Some QoS features dynamically prioritize traffic for you, whereas others require manual configuration of prioritization, giving you the ability to create your own QoS policies. If you have three kinds of traffic, such as voice/video, transactional applications, and data transfers, the three would typically be prioritized as listed.

Problems

QoS needs to deal with four basic problems: amount of bandwidth, delay, jitter, and packet loss. Bandwidth is the amount of throughput a connection needs to support its level of service. However, delay, jitter, and packet loss can also affect a connection's level of service. The next sections cover the last three items.

Delay

Delay is the amount of time it takes for a packet to go from the source to the destination. Within this transmission, there are two general types of delays that affect the total delay: fixed delay and variable delay. Fixed delay deals with the amount of time it takes to encapsulate and de-encapsulate information as well as to physically transfer information on a wire. Variable delay occurs with devices handling traffic where things such as congestion can occur. Here is a list of all the factors for both types of delay that your traffic is subject to:

• Packetization The time it takes to segment information, sample and encode any signals, process the traffic, and then encapsulate the data in packets

• Serialization The time it takes to encapsulate a packet in a frame and put the bits of a frame on a wire

• Propagation The time it takes to transmit the bits of a frame across a wire to the next networking device

• Processing The time it takes for a networking device to receive a frame, place the frame in the input queue, and take the frame from the input queue and place it in the output queue of the outbound interface

• Queuing The time a packet stays in the output queue before being forwarded on the outbound interface to the next device

With VoIP traffic, it's important to minimize delay to prevent echo problems.

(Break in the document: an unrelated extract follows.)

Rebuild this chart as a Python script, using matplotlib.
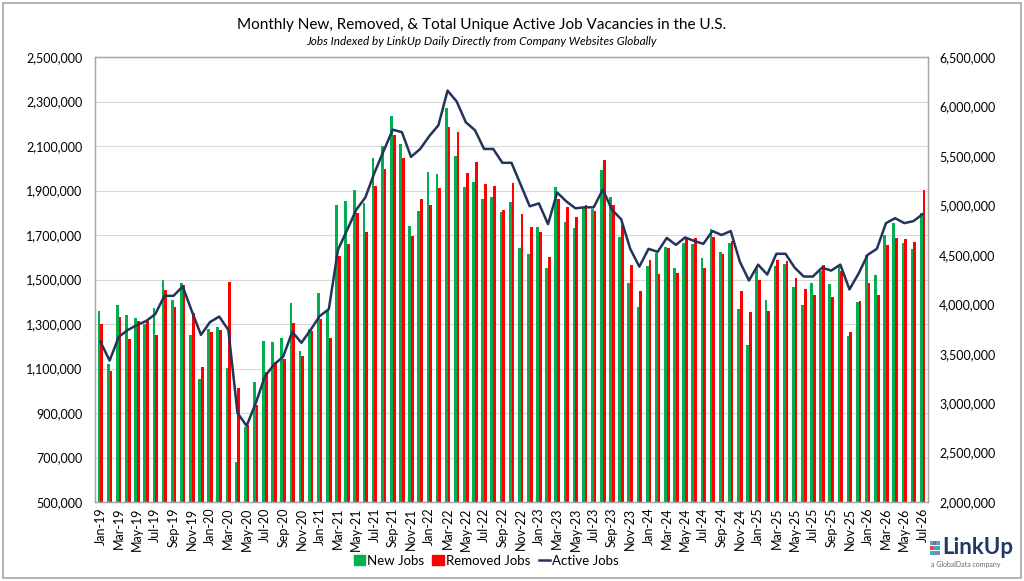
import matplotlib
matplotlib.use("Agg")
import matplotlib.pyplot as plt
import numpy as np
from matplotlib.patches import Rectangle
from matplotlib.lines import Line2D
from matplotlib.ticker import FuncFormatter

plt.rcParams["font.family"] = ["Lato", "DejaVu Sans"]

# monthly values, Jan-19 .. Jul-26 (thousands for bars, millions for the line)
months = [f"{m}-{y:02d}" for y in range(19, 27)
          for m in ["Jan", "Feb", "Mar", "Apr", "May", "Jun", "Jul", "Aug", "Sep", "Oct", "Nov", "Dec"]][:91]

new_jobs = [
    1358, 1122, 1384, 1339, 1327, 1300, 1372, 1498, 1408, 1486, 1252, 1053,
    1279, 1288, 1104, 678, 838, 1039, 1224, 1218, 1236, 1393, 1179, 1276,
    1441, 1363, 1836, 1851, 1902, 1842, 2047, 2100, 2235, 2108, 1742, 1808,
    1983, 1976, 2271, 2054, 1917, 1940, 1860, 1872, 1803, 1848, 1642, 1613,
    1737, 1553, 1916, 1757, 1731, 1824, 1818, 1992, 1872, 1692, 1484, 1375,
    1561, 1618, 1647, 1550, 1665, 1660, 1595, 1726, 1622, 1665, 1367, 1204,
    1550, 1408, 1561, 1571, 1466, 1385, 1483, 1538, 1481, 1555, 1246, 1400,
    1610, 1520, 1699, 1753, 1664, 1637, 1800,
]
removed_jobs = [
    1300, 1089, 1330, 1233, 1313, 1313, 1250, 1453, 1378, 1474, 1351, 1105,
    1264, 1273, 1487, 1012, 845, 936, 1083, 1128, 1143, 1303, 1158, 1267,
    1324, 1236, 1604, 1658, 1797, 1713, 1920, 1995, 2148, 2046, 1697, 1860,
    1836, 1911, 2187, 2161, 1977, 2027, 1929, 1919, 1812, 1934, 1794, 1736,
    1713, 1600, 1860, 1824, 1782, 1833, 1809, 2037, 1836, 1746, 1565, 1447,
    1589, 1525, 1642, 1528, 1687, 1687, 1550, 1690, 1613, 1674, 1447, 1354,
    1498, 1360, 1588, 1581, 1508, 1457, 1430, 1564, 1423, 1540, 1264, 1403,
    1486, 1432, 1655, 1685, 1680, 1670, 1902,
]
active_jobs = [
    3.62, 3.43, 3.67, 3.74, 3.79, 3.83, 3.90, 4.085, 4.085, 4.18, 3.93, 3.69,
    3.82, 3.875, 3.74, 2.90, 2.77, 3.00, 3.27, 3.39, 3.47, 3.72, 3.61, 3.74,
    3.88, 3.95, 4.55, 4.75, 4.955, 5.08, 5.33, 5.55, 5.765, 5.74, 5.49, 5.57,
    5.70, 5.81, 6.16, 6.05, 5.84, 5.76, 5.57, 5.57, 5.43, 5.43, 5.21, 4.99,
    5.02, 4.81, 5.13, 5.04, 4.97, 4.98, 4.98, 5.16, 4.955, 4.86, 4.56, 4.38,
    4.56, 4.53, 4.67, 4.60, 4.675, 4.64, 4.61, 4.74, 4.70, 4.74, 4.43, 4.24,
    4.40, 4.30, 4.51, 4.51, 4.37, 4.28, 4.28, 4.37, 4.34, 4.40, 4.15, 4.31,
    4.50, 4.56, 4.82, 4.87, 4.82, 4.84, 4.91,
]
left_ticks = list(range(500_000, 2_500_001, 200_000))
right_ticks = list(range(2_000_000, 6_500_001, 500_000))

GREEN, RED, NAVY, GRID = "#00B050", "#FF0000", "#22345A", "#D9D9D9"
fmt = FuncFormatter(lambda v, _: f"{v:,.0f}")

fig = plt.figure(figsize=(10.24, 5.81), dpi=100)
fig.patches.append(Rectangle((0.003, 0.005), 0.994, 0.99, transform=fig.transFigure,
                             fill=False, edgecolor="#A6A6A6", lw=1.2))

ax = fig.add_axes([95 / 1024, 1 - 502 / 581, 833 / 1024, 445 / 581])
x = np.arange(len(months))
w = 0.3
ax.bar(x - w / 2, np.array(new_jobs) * 1000, width=w, color=GREEN, zorder=2)
ax.bar(x + w / 2, np.array(removed_jobs) * 1000, width=w, color=RED, zorder=2)
ax.set_ylim(left_ticks[0], left_ticks[-1])
ax.set_yticks(left_ticks)
ax.yaxis.set_major_formatter(fmt)
ax.grid(axis="y", color=GRID, lw=0.8, zorder=0)
ax.set_xlim(-0.6, len(months) - 0.4)
ax.set_xticks(x[::2])
ax.set_xticklabels(months[::2], rotation=90, fontsize=8.5)
ax.tick_params(axis="both", length=0, labelsize=9)
ax.tick_params(axis="y", pad=9)
ax.tick_params(axis="x", pad=4)

ax2 = ax.twinx()
ax2.plot(x, np.array(active_jobs) * 1e6, color=NAVY, lw=1.8, zorder=3)
ax2.set_ylim(right_ticks[0], right_ticks[-1])
ax2.set_yticks(right_ticks)
ax2.yaxis.set_major_formatter(fmt)
ax2.tick_params(axis="y", length=0, labelsize=9, pad=8)
for a in (ax, ax2):
    for s in a.spines.values():
        s.set_color("#A6A6A6")
        s.set_linewidth(0.9)

fig.text(0.47, 0.957, "Monthly New, Removed, & Total Unique Active Job Vacancies in the U.S.",
         ha="center", va="center", fontsize=11)
fig.text(0.47, 0.928, "Jobs Indexed by LinkUp Daily Directly from Company Websites Globally",
         ha="center", va="center", fontsize=8.5, style="italic")

handles = [Rectangle((0, 0), 1, 1, color=GREEN), Rectangle((0, 0), 1, 1, color=RED),
           Line2D([], [], color=NAVY, lw=1.8)]
fig.legend(handles, ["New Jobs", "Removed Jobs", "Active Jobs"], loc="center",
           bbox_to_anchor=(0.475, 0.035), ncol=3, frameon=False, fontsize=9.5,
           handlelength=0.9, handleheight=0.7, handletextpad=0.15, columnspacing=0.6)

# logo, laid out in pixel units
lg = fig.add_axes([926 / 1024, 4 / 581, 94 / 1024, 42 / 581])
lg.set_xlim(926, 1020)
lg.set_ylim(46 + 535, 4 + 535)
lg.axis("off")
dot_cols = [["#4FA3E0", "#E2434B", "#4FA3E0"],
            ["#E2434B", "#6C8EBF", "#2BB3A8"],
            ["#4FA3E0", "#2BB3A8", "#6C8EBF"]]
for i in range(3):
    for j in range(3):
        lg.scatter(932 + j * 3.2, 547 + i * 5, s=5, color=dot_cols[i][j], marker="s", lw=0)
lg.text(942, 552, "LinkUp", fontsize=16, color="#1F3864", fontweight="bold", va="center", ha="left")
lg.text(931, 568, "a GlobalData company", fontsize=5, color="#666666", va="center", ha="left")

fig.savefig("out.png", dpi=100)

Remember the different types of delay in the preceding bulleted list, especially packetization, serialization, and propagation delays.

Jitter

Jitter, or delay variation, is the amount of delay between receiving two packets. The delay variation is the difference between the amounts of time. For example, if it takes only 135ms to receive one packet and 128ms to receive a second packet, the delay variation is 7ms. Cisco uses a buffer to reduce jitter issues. The buffer essentially smoothes out the differences before forwarding the traffic to the application so that it appears the packets are being received within the same time delay variation. The jitter buffer can dynamically adjust itself for changing delay variations. This kind of buffering is very important for voice and video traffic; otherwise, the conversation or picture appears choppy. If your internal buffer has issues handling incoming packets, one of the following problems is occurring:

• Overrun The jitter buffer cannot resize itself to handle the changes in delay variation, causing dropped packets.

• Underrun The variation in delay between packets becomes so large that the jitter buffer cannot smooth out the delay variation, causing choppiness.

Either of these situations degrades the quality of a voice or video connection.

Packet Loss

Packet loss is when a networking device has to drop packets, typically because of a queuing problem. Queuing occurs on the ingress (entering an interface) and egress (leaving an interface) of a networking device. Most queuing problems occur on the egress because of congestion issues. With egress queuing and congestion, tail drop packet loss is common. With a tail drop, the first part of the data from a connection is queued, but when the queue has filled up, the remaining data from the connection must be dropped. Specialized queuing and congestion avoidance methods should be implemented to deal with packet loss of sensitive data, such as voice and video.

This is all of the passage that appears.